Labor remains deeply compromised on both keystone issues of climate and refugees, caught in the impossibility of trying to play both sides of the street. Even so, their performative and occasional genuine adoption of progressive initiatives is a potential risk to the positioning of the Greens, who can spend years working with community campaigners to politically de-risk issues like negative gearing and marriage equality, only to have the campaigns taken up by Labor and have the Greens written out of history.

This, we remind ourselves, is often the path of change and the public doesn’t care who gets the credit for change, as long as it gets made.
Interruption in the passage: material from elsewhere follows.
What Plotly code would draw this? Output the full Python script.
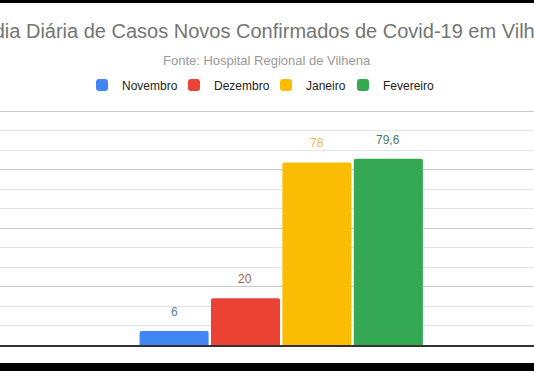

The strongest example of what this dynamic can deliver remains the establishment of the Multi-Party Climate Change Committee (MPCCC) in 2010; a proposal by former Greens leader Christine Milne to bring the government and crossbenchers together with policy specialists to craft a way through the climate and energy deadlock. This process delivered the Clean Energy Act, parts of which survive today as the Clean Energy Finance Corporation and the Australian Renewable Energy Agency. For two short years, before the industry-funded surge of the hard-right brought the hammer down, Australia had the foundations of a functional climate policy in place. 

This only happened because the balance of numbers in the House and Senate gave the Greens negotiating leverage to bring it about, and because prime minister Gillard was skillful enough to hold a disparate minority government together for long enough for the MPCCC to deliver the outcome. The numbers in Parliament after the 2010 election created the platform on which goodwill and policy expertise were able to be brought to bear on a formidably difficult problem. Which brings us back to today. 
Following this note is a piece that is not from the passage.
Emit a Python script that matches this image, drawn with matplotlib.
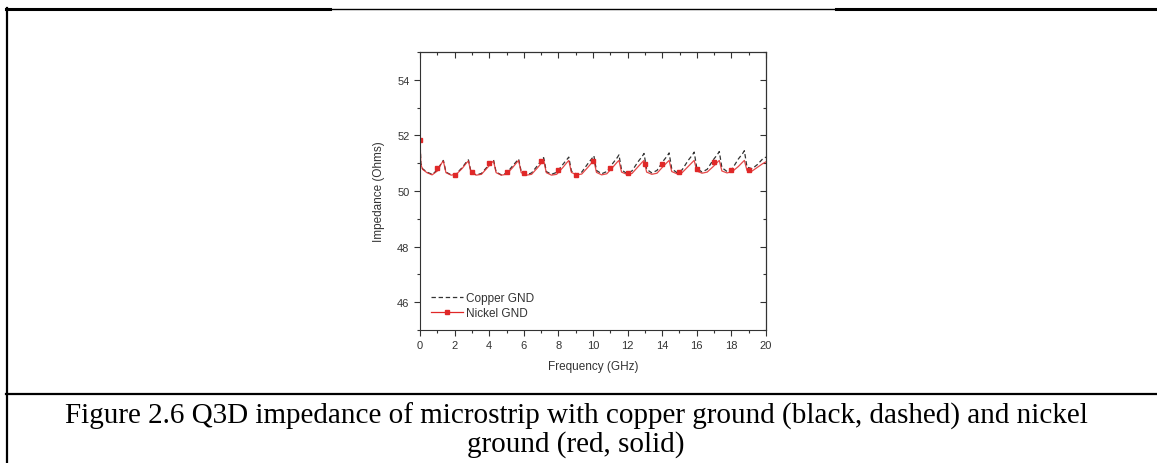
import matplotlib
matplotlib.use("Agg")
import matplotlib.pyplot as plt
from matplotlib.lines import Line2D
from matplotlib.ticker import MultipleLocator

# Frequency grid (GHz), shared by both curves
freq = [0.0, 0.05, 0.15, 0.4, 0.7, 1.0, 1.25, 1.35,
        1.5, 1.8, 2.1, 2.45, 2.7, 2.8,
        2.95, 3.25, 3.55, 3.9, 4.15, 4.25,
        4.4, 4.7, 5.0, 5.35, 5.6, 5.7,
        5.85, 6.15, 6.45, 6.8, 7.05, 7.15,
        7.3, 7.6, 7.9, 8.25, 8.5, 8.6,
        8.75, 9.05, 9.35, 9.7, 9.95, 10.05,
        10.2, 10.5, 10.8, 11.15, 11.4, 11.5,
        11.65, 11.95, 12.25, 12.6, 12.85, 12.95,
        13.1, 13.4, 13.7, 14.05, 14.3, 14.4,
        14.55, 14.85, 15.15, 15.5, 15.75, 15.85,
        16.0, 16.3, 16.6, 16.95, 17.2, 17.3,
        17.45, 17.75, 18.05, 18.4, 18.65, 18.75,
        18.9, 19.2, 19.5, 19.8, 20.0]

copper = [51.85, 51.0, 50.8, 50.68, 50.6, 50.75, 51.02, 51.1,
          50.68, 50.58, 50.62, 50.85, 51.06, 51.12,
          50.68, 50.58, 50.63, 50.88, 51.06, 51.12,
          50.68, 50.58, 50.64, 50.9, 51.08, 51.15,
          50.7, 50.58, 50.65, 50.92, 51.12, 51.2,
          50.7, 50.6, 50.67, 50.95, 51.14, 51.22,
          50.72, 50.6, 50.68, 50.98, 51.18, 51.27,
          50.74, 50.62, 50.7, 51.0, 51.2, 51.3,
          50.76, 50.63, 50.72, 51.05, 51.25, 51.35,
          50.78, 50.65, 50.74, 51.07, 51.27, 51.37,
          50.8, 50.66, 50.76, 51.1, 51.3, 51.4,
          50.82, 50.68, 50.78, 51.12, 51.32, 51.42,
          50.84, 50.7, 50.8, 51.15, 51.35, 51.45,
          50.86, 50.8, 50.95, 51.15, 51.22]

nickel = [51.85, 50.95, 50.78, 50.66, 50.58, 50.72, 51.0, 51.08,
          50.66, 50.57, 50.6, 50.82, 51.02, 51.08,
          50.66, 50.57, 50.6, 50.84, 51.02, 51.08,
          50.66, 50.57, 50.6, 50.84, 51.03, 51.1,
          50.66, 50.57, 50.6, 50.84, 51.03, 51.1,
          50.66, 50.57, 50.6, 50.84, 51.03, 51.1,
          50.67, 50.58, 50.61, 50.85, 51.03, 51.1,
          50.67, 50.58, 50.62, 50.86, 51.04, 51.1,
          50.68, 50.6, 50.63, 50.87, 51.04, 51.1,
          50.68, 50.6, 50.64, 50.88, 51.04, 51.1,
          50.7, 50.62, 50.66, 50.88, 51.04, 51.1,
          50.72, 50.64, 50.68, 50.88, 51.04, 51.1,
          50.72, 50.65, 50.7, 50.88, 51.04, 51.1,
          50.74, 50.72, 50.85, 50.98, 51.05]

# Square symbols on the nickel curve
marker_freq = list(range(20))
marker_vals = [51.84, 50.81, 50.59, 50.69, 51.02, 50.69, 50.63, 51.09, 50.75, 50.59,
               51.08, 50.84, 50.63, 50.97, 50.97, 50.69, 50.79, 51.03, 50.74, 50.74]

caption1 = "Figure 2.6 Q3D impedance of microstrip with copper ground (black, dashed) and nickel"
caption2 = "ground (red, solid)"

W, H = 1157, 464
plt.rcParams["font.family"] = ["Liberation Sans", "DejaVu Sans"]
fig = plt.figure(figsize=(W / 100, H / 100), dpi=100)
ax = fig.add_axes([420 / W, 1 - 331 / H, 346 / W, 278 / H])

red = "#e02828"
ax.plot(freq, copper, color="#333333", lw=0.9, ls=(0, (3.5, 2.2)), label="Copper GND")
ax.plot(freq, nickel, color=red, lw=0.9, alpha=0.85)
ax.plot(marker_freq, marker_vals, ls="none", marker="s", ms=3, color=red)
# legend proxy with line + marker
ax.plot([], [], color=red, lw=0.9, marker="s", ms=2.5, label="Nickel GND")

ax.set_xlim(0, 20)
ax.set_ylim(45, 55)
ax.xaxis.set_major_locator(MultipleLocator(2))
ax.xaxis.set_minor_locator(MultipleLocator(1))
ax.yaxis.set_major_locator(MultipleLocator(2))
ax.yaxis.set_minor_locator(MultipleLocator(1))
ax.tick_params(which="both", direction="out", top=False, right=False,
               labelsize=8, labelcolor="#333333", color="#333333", width=0.8)
ax.tick_params(which="major", length=4)
ax.tick_params(which="minor", length=2.5)
for s in ax.spines.values():
    s.set_color("#333333")
    s.set_linewidth(0.8)

# inward ticks on top and right through secondary axes
top = ax.secondary_xaxis("top")
top.xaxis.set_major_locator(MultipleLocator(2))
top.xaxis.set_minor_locator(MultipleLocator(1))
top.tick_params(which="both", direction="in", labeltop=False, color="#333333", width=0.8)
top.tick_params(which="major", length=4)
top.tick_params(which="minor", length=2.5)
right = ax.secondary_yaxis("right")
right.yaxis.set_major_locator(MultipleLocator(2))
right.yaxis.set_minor_locator(MultipleLocator(1))
right.tick_params(which="both", direction="in", labelright=False, color="#333333", width=0.8)
right.tick_params(which="major", length=4)
right.tick_params(which="minor", length=2.5)

ax.set_xlabel("Frequency (GHz)", fontsize=8.5, color="#333333", labelpad=7)
ax.set_ylabel("Impedance (Ohms)", fontsize=8.5, color="#333333", labelpad=9)
ax.legend(loc="lower left", frameon=False, fontsize=8.5, handlelength=2.7,
          handletextpad=0.3, labelspacing=0.3, borderaxespad=0.5,
          labelcolor="#333333")

# document table borders around the figure
def hline(x0, x1, y, lw):
    fig.add_artist(Line2D([x0 / W, x1 / W], [1 - y / H, 1 - y / H], color="black", lw=lw))

hline(6, 330, 10, 2.2)
hline(330, 836, 9.5, 1.0)
hline(836, W, 10, 2.2)
hline(6, W, 395, 1.6)
fig.add_artist(Line2D([7 / W, 7 / W], [0, 1 - 9 / H], color="black", lw=1.6))

fig.text(576 / W, 1 - 416 / H, caption1, ha="center", va="center",
         family="Liberation Serif", fontsize=21)
fig.text(576 / W, 1 - 445 / H, caption2, ha="center", va="center",
         family="Liberation Serif", fontsize=21)

fig.savefig("out.png", dpi=100)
The Greens suffered badly in the Victorian state election. While upper house results remain provisional, the failure of the Andrews government to reform the state’s electoral system means that microparties with tiny fractions of the vote can game the system of group voting tickets and win seats at the expense of candidates with 10 or 20 times the vote. Labor’s decision to play into these deals may have the outcome of filling the state upper house crossbench with a vocal assortment of gun advocates, climate deniers and niche hardliners while the Victorian Greens upper house team is wiped out.

In addition, the party more broadly is dealing with a series of ugly setbacks and revelations about the behaviour of male MPs, candidates and volunteers which have buried any residual illusions that these issues would be confined to the major parties. 

There is now a 20-year tradition of people declaring the Greens a spent force following every setback, no matter how small, and this time will be no different. Just as in the past, these declarations will be way off-target, and not just because this commentary is often hostility masquerading as analysis. This movement isn’t going anywhere, simply because of the urgency of the work still to be done.

The task now is to bring this urgency to bear on the numbers in the national parliament, so that the electoral demolition of the Morrison experiment actually brings lasting benefit to the people casting the votes.